The CEOs of broking firms welcomed the DVP during a joint meeting with the Securities and Exchange Commission (SEC) and the Colombo Stock Exchange (CSE) yesterday.
They assured of their fullest support to the SEC and CSE for a smoother implementation of the DVP which is a transformative move and a milestone for CSE bringing it on par with most reliable exchanges in the world in terms of guaranteeing settlement.
The joint meeting was to discuss some concerns or misunderstandings on the part of investors after the SEC and CSE jointly announced the implementation of DVP from 26 July.

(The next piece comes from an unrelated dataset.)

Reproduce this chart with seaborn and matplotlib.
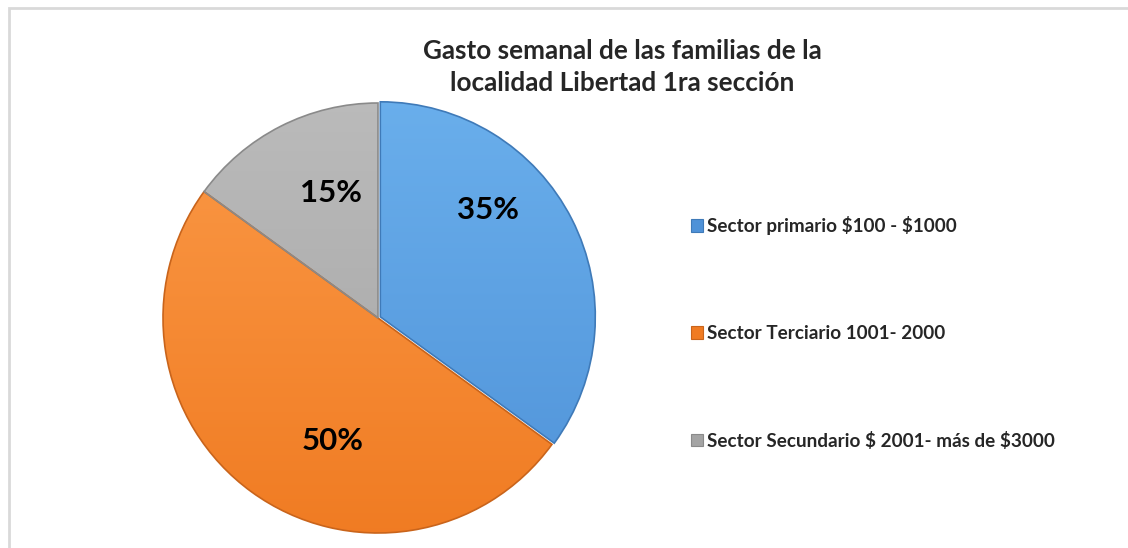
import numpy as np
import matplotlib
matplotlib.use("Agg")
import matplotlib.pyplot as plt
import matplotlib.colors as mcolors
from matplotlib.patches import Rectangle, Patch
import seaborn as sns


# --------------------------------------------------
# Data
# --------------------------------------------------

title = "Gasto semanal de las familias de la\nlocalidad Libertad 1ra sección"

categories = [
    "Sector primario $100 - $1000",
    "Sector Terciario 1001- 2000",
    "Sector Secundario $ 2001- más de $3000",
]
shares = [35, 50, 15]

# light / dark tone of each slice
colors_light = ["#6AAFEC", "#FB9A48", "#BBBBBB"]
colors_dark = ["#4F92D8", "#F07B22", "#A4A4A4"]
colors_edge = ["#3F7AB8", "#C9641B", "#8A8A8A"]

# where Excel put the percentage labels (data units, radius 1)
label_pos = [(0.51, 0.50), (-0.21, -0.57), (-0.22, 0.58)]


# --------------------------------------------------
# Figure
# --------------------------------------------------

sns.set_theme(style="white")
plt.rcParams["font.family"] = ["Lato", "DejaVu Sans"]
plt.rcParams["text.parse_math"] = False

fig = plt.figure(figsize=(11.28, 5.48), dpi=100)
fig.patch.set_facecolor("white")

# light gray chart-area border (runs off the right and bottom)
fig.add_artist(
    Rectangle(
        (8.5 / 1128, -0.05),
        1.2,
        1 - 7.5 / 548 + 0.05,
        transform=fig.transFigure,
        fill=False,
        edgecolor="#D9D9D9",
        linewidth=2,
    )
)

# pie centre at (378, 318) px, radius 215 px, a little margin around it
lim = 1.03
r_px = 215 * lim
ax = fig.add_axes([
    (378 - r_px) / 1128,
    (548 - 318 - r_px) / 548,
    2 * r_px / 1128,
    2 * r_px / 548,
])

wedges, _ = ax.pie(
    shares,
    startangle=90,
    counterclock=False,
    colors=colors_dark,
    explode=[0.012, 0, 0],
    wedgeprops=dict(linewidth=0),
)

# vertical gradient inside each slice
for wedge, light, dark, edge in zip(wedges, colors_light, colors_dark, colors_edge):
    cmap = mcolors.LinearSegmentedColormap.from_list("g", [dark, light])
    grad = np.linspace(0, 1, 256).reshape(-1, 1)
    img = ax.imshow(
        grad,
        cmap=cmap,
        extent=(-1.05, 1.05, -1.05, 1.05),
        origin="lower",
        aspect="auto",
        zorder=2,
    )
    img.set_clip_path(wedge)
    wedge.set_facecolor("none")
    wedge.set_edgecolor(edge)
    wedge.set_linewidth(1.2)
    wedge.set_zorder(3)

for (x, y), value in zip(label_pos, shares):
    ax.text(
        x,
        y,
        f"{value}%",
        ha="center",
        va="center",
        fontsize=22.5,
        fontweight="bold",
        color="black",
        zorder=4,
    )

ax.set_xlim(-lim, lim)
ax.set_ylim(-lim, lim)
ax.set_aspect("equal")
ax.axis("off")

fig.text(
    622 / 1128,
    1 - 67 / 548,
    title,
    ha="center",
    va="center",
    fontsize=18.8,
    fontweight="bold",
    linespacing=1.4,
)

handles = [
    Patch(facecolor=c, edgecolor=e, linewidth=0.8)
    for c, e in zip(colors_dark, colors_edge)
]
fig.legend(
    handles,
    categories,
    loc="center left",
    bbox_to_anchor=(674 / 1128, 1 - 333 / 548),
    frameon=False,
    handlelength=0.65,
    handleheight=0.65,
    handletextpad=0.2,
    labelspacing=4.75,
    prop=dict(weight="bold", size=13.6),
)

fig.savefig("out.png", dpi=100, facecolor="white")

Brokers highlighted the fact that the market was getting ready for the DVP for a long time now and said that it will help the market to attract foreign investors. Furthermore for local investors DVP doesn’t change the way they have been trading (including day trading) with no settlement day change (the present T+3), no additional cost whilst they could also have access to credit provided by the brokers.

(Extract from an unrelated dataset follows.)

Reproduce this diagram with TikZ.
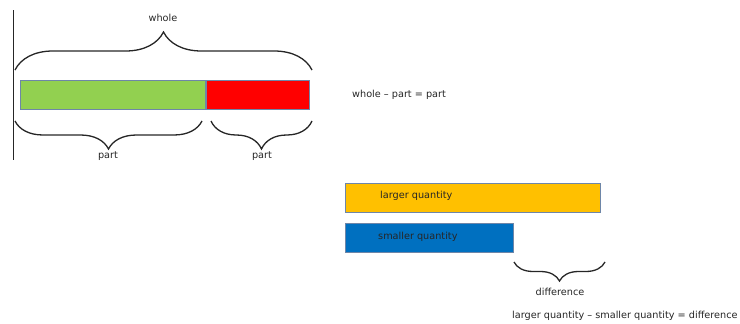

DVP is more of a system change for the brokers, it was pointed out.
It was agreed at the meeting that greater and continuous investor awareness and education on DVP was critical and all stakeholders agreed to do their own part. Ahead of the roll out, the CSE has been testing the DVP and engaged in industry-wide mock runs to address any teething issues.
SEC Chairman Viraj Dayaratne PC, Director-General Chinthaka Mendis, CSE Chairman Dumith Fernando and CEO Rajeeva Bandaranaike were among officials attended the meeting.
The SEC and CSE leadership explained the objective of introducing a DVP system was to minimise the asset commitment risk of sellers. Under the DVP system the physical custody of shares will be transferred to buyers only on the settlement date.
Presently the delivery of shares occurs immediately upon the execution of the transaction while fund settlement takes place three market days after the transaction date (T+3), thus exposing the seller to a three-day settlement risk.
Although stringent measures had been introduced to reduce settlement risk and the CSE has never experienced a settlement failure, the globally accepted mechanism for minimising settlement risk is through a DVP system where the securities and funds are exchanged simultaneously on the settlement date.